Exercise: Copy each line where the word "with" occurs.

# Start of Records to process

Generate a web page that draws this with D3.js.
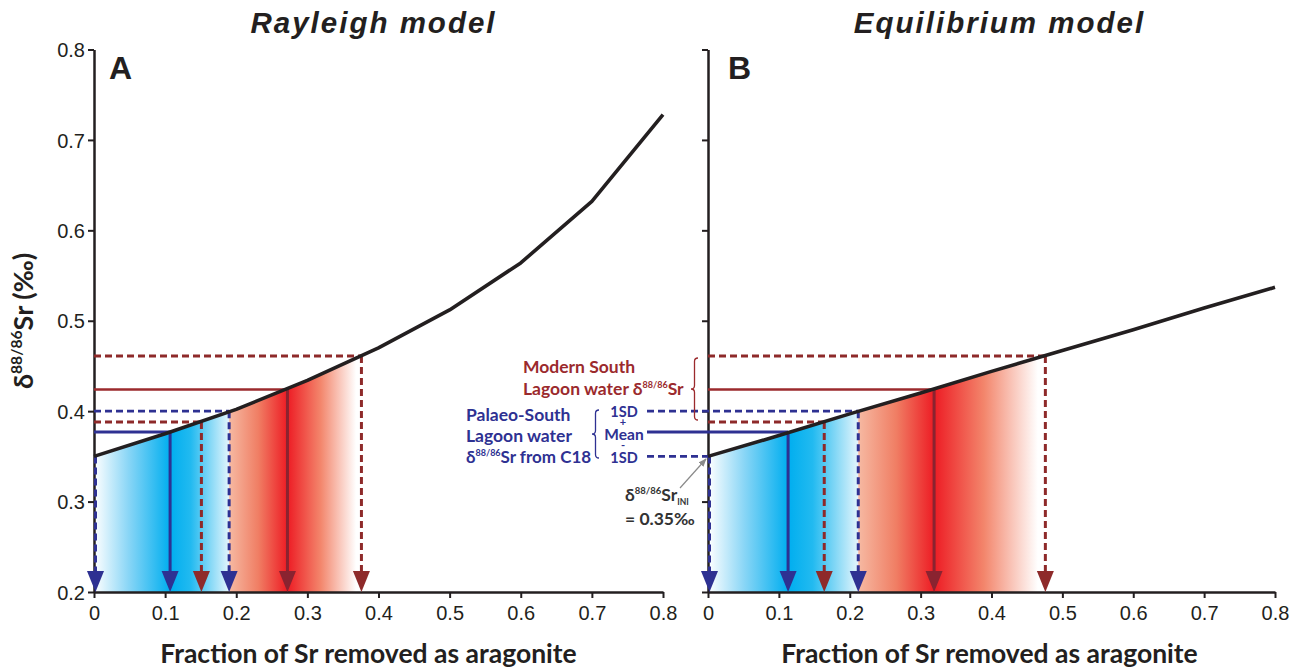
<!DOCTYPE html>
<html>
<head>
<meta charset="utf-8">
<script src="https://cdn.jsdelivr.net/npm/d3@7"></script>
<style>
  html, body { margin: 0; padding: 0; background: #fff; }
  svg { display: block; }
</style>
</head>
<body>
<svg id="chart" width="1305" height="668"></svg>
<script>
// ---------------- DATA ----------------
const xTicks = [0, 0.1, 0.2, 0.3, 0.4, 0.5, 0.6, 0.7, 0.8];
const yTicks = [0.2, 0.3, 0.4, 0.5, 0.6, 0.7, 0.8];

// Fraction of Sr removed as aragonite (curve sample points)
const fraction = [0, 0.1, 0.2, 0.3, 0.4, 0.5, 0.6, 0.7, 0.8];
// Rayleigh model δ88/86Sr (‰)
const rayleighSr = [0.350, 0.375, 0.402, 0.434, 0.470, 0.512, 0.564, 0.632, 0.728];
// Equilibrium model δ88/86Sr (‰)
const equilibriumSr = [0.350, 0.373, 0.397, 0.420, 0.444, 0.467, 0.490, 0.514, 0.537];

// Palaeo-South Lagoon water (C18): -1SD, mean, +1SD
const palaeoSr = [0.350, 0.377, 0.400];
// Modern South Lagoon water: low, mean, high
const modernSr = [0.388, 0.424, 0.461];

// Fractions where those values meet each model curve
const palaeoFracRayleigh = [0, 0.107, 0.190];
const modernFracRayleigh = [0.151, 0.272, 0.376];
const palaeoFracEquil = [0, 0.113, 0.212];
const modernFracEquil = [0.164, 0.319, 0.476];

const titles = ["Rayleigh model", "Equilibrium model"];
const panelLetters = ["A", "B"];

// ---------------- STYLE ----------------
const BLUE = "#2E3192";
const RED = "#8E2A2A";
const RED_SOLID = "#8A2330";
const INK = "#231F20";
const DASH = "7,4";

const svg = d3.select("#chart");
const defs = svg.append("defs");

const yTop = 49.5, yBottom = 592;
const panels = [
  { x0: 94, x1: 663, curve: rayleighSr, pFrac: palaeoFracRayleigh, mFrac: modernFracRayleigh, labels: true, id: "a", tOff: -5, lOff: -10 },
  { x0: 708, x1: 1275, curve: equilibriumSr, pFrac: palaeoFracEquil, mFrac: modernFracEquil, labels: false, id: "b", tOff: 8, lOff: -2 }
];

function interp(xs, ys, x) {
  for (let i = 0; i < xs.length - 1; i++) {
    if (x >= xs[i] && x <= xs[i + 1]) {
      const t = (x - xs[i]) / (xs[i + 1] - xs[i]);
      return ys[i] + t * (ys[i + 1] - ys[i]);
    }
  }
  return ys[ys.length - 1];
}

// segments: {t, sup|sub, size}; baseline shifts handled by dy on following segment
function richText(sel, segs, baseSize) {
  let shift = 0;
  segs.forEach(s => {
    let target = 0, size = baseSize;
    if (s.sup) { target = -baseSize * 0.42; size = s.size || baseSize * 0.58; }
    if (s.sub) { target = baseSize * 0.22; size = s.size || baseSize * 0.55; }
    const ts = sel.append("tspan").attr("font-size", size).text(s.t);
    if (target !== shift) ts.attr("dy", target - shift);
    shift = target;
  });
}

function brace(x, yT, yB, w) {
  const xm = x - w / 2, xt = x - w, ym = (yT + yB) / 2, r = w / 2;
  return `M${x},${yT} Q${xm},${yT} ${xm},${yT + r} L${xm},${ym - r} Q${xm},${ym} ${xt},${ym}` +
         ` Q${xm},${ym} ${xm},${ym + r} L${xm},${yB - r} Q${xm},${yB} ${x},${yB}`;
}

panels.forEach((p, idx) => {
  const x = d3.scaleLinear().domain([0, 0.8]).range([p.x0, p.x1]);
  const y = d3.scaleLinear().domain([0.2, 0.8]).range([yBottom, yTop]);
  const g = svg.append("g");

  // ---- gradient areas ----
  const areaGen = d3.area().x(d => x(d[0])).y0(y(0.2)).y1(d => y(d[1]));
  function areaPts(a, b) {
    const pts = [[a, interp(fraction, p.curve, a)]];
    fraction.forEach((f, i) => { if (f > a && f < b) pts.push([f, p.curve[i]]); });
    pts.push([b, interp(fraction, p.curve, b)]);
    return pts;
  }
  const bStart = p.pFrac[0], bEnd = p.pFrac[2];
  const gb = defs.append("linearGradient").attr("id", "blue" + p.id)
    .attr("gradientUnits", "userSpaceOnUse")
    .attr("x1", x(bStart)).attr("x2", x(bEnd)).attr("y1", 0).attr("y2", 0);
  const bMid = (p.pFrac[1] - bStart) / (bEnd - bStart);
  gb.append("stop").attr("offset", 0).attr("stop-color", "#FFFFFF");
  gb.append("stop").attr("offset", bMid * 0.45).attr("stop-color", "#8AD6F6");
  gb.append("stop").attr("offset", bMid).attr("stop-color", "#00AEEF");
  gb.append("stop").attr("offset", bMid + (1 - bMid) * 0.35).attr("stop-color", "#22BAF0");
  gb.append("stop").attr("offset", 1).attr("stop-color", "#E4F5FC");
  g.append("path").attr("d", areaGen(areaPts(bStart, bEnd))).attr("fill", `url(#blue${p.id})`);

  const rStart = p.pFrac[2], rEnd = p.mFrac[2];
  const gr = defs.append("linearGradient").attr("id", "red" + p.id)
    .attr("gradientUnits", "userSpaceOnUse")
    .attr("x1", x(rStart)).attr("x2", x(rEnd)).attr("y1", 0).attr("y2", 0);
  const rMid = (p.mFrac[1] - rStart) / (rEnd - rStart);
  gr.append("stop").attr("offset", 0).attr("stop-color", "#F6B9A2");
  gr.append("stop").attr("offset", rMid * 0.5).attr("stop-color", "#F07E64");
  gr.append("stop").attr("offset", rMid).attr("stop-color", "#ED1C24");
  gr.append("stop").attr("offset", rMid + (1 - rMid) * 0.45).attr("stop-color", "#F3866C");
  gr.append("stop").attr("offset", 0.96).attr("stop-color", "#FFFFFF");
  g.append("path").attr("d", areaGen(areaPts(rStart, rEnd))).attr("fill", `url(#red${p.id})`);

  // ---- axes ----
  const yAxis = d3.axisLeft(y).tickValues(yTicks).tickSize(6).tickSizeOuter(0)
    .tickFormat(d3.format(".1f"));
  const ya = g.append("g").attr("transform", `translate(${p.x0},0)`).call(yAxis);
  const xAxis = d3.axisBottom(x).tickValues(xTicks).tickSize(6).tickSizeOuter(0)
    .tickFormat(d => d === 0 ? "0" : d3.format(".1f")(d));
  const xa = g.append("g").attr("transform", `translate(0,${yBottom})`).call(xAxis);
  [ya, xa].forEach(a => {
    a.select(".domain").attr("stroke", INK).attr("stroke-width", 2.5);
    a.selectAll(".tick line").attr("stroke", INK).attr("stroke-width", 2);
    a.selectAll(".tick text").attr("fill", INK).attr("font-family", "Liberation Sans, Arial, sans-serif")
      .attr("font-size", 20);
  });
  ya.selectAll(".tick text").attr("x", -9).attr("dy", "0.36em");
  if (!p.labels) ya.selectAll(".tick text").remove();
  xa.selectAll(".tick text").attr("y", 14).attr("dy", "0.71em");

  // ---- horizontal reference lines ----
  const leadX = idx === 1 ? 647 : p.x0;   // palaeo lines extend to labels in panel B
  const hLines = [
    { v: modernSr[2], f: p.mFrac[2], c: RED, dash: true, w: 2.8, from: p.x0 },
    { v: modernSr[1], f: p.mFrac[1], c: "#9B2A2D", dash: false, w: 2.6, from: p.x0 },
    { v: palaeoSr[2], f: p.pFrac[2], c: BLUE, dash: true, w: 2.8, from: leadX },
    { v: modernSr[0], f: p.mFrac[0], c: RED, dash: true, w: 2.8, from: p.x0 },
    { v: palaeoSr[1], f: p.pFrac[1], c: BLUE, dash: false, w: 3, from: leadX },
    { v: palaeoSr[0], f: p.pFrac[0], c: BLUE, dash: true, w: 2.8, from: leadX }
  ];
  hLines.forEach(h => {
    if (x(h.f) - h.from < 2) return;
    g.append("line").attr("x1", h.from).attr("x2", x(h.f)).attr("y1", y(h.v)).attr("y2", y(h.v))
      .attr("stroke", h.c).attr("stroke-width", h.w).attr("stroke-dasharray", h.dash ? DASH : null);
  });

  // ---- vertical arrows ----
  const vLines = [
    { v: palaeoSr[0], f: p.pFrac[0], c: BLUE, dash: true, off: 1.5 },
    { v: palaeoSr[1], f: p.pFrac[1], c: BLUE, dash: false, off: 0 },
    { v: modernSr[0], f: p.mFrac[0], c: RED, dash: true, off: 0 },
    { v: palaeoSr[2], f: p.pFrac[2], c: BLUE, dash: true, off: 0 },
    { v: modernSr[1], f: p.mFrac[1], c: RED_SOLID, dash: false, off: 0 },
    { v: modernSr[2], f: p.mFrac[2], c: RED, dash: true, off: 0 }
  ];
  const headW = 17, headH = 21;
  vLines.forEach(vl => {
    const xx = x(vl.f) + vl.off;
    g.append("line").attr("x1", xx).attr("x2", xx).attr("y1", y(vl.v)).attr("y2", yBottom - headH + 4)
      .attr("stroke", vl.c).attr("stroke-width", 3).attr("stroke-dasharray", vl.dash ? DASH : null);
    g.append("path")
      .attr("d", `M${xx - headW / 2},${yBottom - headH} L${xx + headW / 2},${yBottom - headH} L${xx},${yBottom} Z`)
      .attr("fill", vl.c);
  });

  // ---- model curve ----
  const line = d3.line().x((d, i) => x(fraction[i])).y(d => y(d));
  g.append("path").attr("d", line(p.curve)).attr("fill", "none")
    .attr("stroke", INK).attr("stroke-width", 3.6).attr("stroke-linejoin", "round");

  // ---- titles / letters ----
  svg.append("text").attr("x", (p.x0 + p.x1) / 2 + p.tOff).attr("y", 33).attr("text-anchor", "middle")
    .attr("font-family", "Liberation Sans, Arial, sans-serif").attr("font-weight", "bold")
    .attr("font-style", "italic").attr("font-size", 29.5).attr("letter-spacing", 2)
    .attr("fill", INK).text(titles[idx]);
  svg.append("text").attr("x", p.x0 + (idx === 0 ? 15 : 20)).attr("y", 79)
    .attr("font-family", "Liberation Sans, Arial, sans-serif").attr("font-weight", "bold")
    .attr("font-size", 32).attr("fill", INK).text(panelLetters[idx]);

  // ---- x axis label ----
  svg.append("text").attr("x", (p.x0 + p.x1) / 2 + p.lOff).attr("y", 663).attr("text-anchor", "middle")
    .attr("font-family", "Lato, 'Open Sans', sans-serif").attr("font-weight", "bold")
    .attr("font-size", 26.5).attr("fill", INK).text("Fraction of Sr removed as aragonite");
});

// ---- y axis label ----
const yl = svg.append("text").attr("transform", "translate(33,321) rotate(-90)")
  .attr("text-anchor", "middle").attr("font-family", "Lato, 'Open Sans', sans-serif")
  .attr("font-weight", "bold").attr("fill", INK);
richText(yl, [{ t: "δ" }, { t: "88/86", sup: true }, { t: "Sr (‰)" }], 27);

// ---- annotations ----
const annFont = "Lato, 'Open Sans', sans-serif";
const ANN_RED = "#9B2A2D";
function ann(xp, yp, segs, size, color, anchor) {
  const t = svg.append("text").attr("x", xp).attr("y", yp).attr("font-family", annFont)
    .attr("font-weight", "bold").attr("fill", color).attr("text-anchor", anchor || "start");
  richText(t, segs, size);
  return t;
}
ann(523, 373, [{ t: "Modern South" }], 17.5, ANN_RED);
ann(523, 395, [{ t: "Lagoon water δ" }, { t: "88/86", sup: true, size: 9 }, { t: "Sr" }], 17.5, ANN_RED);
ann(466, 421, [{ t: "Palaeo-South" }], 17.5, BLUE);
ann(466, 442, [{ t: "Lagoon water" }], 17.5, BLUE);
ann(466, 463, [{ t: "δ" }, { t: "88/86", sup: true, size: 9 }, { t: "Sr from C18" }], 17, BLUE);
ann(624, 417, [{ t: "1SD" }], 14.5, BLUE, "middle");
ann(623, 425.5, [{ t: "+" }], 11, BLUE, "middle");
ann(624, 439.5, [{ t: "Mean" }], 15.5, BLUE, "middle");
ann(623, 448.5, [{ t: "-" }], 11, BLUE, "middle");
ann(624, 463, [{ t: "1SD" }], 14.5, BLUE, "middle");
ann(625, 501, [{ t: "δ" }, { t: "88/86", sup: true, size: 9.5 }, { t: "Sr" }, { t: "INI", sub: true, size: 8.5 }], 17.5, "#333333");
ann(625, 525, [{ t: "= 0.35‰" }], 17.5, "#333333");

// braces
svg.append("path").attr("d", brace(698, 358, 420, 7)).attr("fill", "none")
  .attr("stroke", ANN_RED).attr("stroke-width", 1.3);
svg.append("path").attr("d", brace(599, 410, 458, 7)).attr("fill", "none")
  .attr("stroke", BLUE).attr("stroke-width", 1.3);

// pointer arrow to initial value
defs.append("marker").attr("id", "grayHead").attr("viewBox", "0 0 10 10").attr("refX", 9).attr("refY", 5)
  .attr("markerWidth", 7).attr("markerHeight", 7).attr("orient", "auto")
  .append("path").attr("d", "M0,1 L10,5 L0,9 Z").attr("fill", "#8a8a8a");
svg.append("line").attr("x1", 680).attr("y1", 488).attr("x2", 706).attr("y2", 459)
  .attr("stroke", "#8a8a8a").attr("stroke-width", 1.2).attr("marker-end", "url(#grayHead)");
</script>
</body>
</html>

# End of Records to process
# Start of Records to process

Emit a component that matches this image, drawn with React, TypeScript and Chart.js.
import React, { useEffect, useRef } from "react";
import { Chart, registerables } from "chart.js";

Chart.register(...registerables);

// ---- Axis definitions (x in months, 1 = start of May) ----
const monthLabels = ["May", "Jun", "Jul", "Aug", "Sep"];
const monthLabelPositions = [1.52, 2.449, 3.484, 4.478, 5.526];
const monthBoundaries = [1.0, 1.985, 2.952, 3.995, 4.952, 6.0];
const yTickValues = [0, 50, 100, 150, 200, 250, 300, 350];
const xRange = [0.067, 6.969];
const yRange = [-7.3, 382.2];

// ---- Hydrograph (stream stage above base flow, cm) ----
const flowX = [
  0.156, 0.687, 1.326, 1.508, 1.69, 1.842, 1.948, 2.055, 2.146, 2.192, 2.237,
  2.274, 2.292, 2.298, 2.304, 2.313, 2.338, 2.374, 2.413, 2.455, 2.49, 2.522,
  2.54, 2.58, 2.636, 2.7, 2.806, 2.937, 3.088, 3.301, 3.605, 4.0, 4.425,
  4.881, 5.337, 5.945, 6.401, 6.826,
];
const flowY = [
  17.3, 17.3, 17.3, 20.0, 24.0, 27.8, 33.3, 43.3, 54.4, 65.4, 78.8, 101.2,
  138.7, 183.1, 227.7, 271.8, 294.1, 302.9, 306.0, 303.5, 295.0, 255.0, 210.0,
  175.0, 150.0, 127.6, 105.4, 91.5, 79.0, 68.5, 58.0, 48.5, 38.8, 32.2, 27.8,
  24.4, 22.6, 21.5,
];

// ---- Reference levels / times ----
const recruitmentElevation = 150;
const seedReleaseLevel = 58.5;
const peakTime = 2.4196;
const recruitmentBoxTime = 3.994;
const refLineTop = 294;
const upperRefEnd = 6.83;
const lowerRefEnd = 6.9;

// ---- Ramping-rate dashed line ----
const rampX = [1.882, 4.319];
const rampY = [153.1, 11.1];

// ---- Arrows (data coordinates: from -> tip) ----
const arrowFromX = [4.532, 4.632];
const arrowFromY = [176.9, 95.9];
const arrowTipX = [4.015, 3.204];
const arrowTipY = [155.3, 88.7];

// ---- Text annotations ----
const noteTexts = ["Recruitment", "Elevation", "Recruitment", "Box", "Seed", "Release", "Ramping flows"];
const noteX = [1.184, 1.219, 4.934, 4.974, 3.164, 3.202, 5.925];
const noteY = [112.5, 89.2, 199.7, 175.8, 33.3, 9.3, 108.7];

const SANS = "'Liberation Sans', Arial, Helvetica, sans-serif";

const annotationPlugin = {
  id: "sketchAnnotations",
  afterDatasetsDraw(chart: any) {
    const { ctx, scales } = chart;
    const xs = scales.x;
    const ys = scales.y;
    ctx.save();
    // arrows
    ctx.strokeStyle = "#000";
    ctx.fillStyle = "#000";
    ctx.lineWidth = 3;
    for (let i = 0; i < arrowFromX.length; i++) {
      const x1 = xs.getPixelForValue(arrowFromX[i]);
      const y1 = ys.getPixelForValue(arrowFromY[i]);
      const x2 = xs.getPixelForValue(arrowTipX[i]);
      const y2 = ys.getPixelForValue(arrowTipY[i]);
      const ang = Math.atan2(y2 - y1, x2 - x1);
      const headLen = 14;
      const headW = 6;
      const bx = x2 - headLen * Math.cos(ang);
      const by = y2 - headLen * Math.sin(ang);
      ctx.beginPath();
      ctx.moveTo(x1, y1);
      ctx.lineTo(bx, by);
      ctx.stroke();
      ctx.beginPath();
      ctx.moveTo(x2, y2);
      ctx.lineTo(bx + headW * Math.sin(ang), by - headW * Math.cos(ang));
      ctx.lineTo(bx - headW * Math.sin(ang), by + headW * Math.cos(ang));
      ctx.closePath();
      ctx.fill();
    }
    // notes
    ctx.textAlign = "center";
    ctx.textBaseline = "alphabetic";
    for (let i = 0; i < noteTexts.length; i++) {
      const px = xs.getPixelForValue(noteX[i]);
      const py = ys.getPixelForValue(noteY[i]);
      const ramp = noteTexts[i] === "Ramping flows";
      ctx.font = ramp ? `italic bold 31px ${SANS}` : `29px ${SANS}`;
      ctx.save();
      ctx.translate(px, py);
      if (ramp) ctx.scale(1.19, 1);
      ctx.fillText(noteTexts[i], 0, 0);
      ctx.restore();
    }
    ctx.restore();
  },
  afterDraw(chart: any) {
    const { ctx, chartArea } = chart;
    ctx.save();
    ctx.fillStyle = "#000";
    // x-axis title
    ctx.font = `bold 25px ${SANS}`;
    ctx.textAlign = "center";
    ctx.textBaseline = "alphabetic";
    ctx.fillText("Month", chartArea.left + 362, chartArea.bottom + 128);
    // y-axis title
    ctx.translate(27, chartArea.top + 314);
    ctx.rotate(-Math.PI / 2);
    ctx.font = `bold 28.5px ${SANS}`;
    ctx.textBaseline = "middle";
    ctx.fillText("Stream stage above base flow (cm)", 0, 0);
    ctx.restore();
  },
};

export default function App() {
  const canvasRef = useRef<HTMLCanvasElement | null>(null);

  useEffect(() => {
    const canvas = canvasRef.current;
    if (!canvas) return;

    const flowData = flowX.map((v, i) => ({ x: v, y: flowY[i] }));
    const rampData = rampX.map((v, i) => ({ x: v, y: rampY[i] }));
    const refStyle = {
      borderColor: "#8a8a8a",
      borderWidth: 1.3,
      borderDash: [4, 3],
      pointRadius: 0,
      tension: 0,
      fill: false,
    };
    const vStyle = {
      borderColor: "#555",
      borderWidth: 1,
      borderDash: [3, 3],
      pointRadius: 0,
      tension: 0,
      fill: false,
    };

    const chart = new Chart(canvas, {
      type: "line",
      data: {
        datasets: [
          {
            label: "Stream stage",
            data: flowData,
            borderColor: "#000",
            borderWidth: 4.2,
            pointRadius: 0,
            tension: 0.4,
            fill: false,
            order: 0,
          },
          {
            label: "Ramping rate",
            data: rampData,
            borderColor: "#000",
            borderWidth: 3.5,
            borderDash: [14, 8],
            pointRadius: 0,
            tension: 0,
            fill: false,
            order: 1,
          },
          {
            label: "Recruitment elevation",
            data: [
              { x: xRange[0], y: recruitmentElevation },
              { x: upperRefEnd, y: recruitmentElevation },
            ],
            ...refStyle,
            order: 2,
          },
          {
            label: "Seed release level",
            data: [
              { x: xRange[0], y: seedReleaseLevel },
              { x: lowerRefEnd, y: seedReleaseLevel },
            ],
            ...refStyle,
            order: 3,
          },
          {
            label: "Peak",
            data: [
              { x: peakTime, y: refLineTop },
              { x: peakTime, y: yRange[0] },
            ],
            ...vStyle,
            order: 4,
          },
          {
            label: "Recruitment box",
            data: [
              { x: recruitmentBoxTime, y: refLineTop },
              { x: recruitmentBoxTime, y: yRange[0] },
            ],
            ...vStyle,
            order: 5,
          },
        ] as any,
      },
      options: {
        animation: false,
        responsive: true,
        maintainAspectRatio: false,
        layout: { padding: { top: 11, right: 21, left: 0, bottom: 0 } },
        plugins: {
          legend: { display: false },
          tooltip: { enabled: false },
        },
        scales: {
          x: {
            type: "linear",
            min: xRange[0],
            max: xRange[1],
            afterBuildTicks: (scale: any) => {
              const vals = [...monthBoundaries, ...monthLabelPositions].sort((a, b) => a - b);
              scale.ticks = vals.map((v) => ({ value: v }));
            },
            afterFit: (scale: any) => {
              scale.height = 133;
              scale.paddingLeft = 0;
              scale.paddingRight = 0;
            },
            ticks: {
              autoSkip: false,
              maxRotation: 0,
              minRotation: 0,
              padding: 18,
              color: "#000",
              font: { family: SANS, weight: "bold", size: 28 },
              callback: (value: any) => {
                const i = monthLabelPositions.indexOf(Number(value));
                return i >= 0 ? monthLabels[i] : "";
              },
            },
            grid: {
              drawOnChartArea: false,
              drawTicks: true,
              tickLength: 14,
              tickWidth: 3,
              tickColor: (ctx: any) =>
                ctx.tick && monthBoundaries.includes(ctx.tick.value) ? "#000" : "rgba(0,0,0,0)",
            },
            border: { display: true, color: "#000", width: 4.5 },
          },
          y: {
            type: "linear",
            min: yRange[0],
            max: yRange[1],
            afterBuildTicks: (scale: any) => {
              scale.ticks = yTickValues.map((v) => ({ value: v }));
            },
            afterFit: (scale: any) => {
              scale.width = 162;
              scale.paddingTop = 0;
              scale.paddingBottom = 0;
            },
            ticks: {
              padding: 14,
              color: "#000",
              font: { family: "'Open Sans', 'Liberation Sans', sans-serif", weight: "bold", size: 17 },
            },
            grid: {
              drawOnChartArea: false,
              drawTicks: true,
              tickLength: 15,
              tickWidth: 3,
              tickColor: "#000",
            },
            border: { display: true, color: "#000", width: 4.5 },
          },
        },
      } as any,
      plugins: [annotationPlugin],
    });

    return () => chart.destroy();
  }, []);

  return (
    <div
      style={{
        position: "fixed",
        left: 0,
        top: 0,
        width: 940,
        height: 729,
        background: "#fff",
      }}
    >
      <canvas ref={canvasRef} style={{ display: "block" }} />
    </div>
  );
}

# End of Records to process

Finished answer:
Generate a web page that draws this with D3.js.
Emit a component that matches this image, drawn with React, TypeScript and Chart.js.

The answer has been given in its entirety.